The Boston Globe has a fascinating article about Global Digital Solutions Inc. (GDSI), a mysterious company that named Scott Brown to their board of advisers last year and gave him more than a million dollars in stock options in the company. But the company doesn’t actually seem to do anything.
An obscure company in West Palm Beach that markets itself as a firearms manufacturer made a splashy announcement last summer: It was appointing Scott Brown, the former Massachusetts senator, to its advisory board.
Not revealed at the time was what Brown received in exchange for lending his name to the venture. But a report the company made to the Securities and Exchange Commission last month, which has not been previously made public, shows that Brown received stock that was worth $1.3 million at the time. Its value has declined considerably since then, as the stock price has fallen by half.

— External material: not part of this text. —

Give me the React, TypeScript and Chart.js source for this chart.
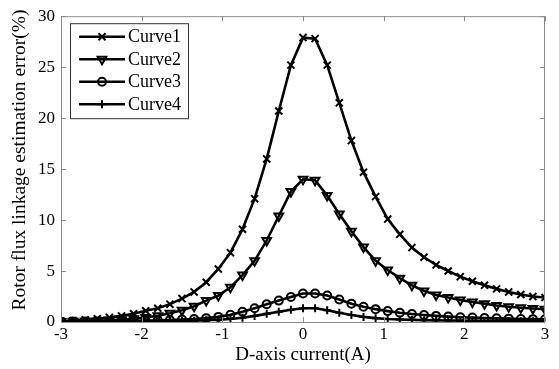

Global Digital Solutions Inc. does not yet sell or make guns. It has no revenue, no patents, no trademarks, no manufacturing facilities, and no experience developing weapons, according to its most recent corporate filings.
It was founded as a beauty supply company in New Jersey — selling hair spray, conditioners, and shampoos, before reinventing itself as a wireless data firm from California and then again last year as a South Florida-based firearms maker and gun technology innovator.
It is the kind of company, with scant assets and a shifting business model, that some financial professionals warn investors to steer away from.
The company, instead of selling firearms, has churned out press releases to attract small investors, including the one about Brown joining the firm, and issued millions of shares of stock to fund its operations. Shares closed at 46 cents on the OTCQB Marketplace on Friday.
When former Massachusetts senator Scott Brown was named last September as an adviser to an obscure Florida company, Global Digital Solutions Inc., the chief executive announced that Brown would offer “invaluable advice and guidance” on its upcoming merger with a small firearms company.
A month later, the news got even bigger. Global Digital announced that its pending new partner, the struggling firearms company, had an agreement worth an estimated $95 million to sell grenade launchers to an unnamed client.
But the head of that arms company, Airtronic USA Inc., later declared in a court document that there was no $95 million order. The value of all of Airtronic’s pending orders was $1.3 million, she swore in a court statement. And she said the press release quote saying she was “thrilled” about the deal was made up.
Neither the company nor the Brown campaign has responded to these latest revelations, but there’s something seriously fishy here.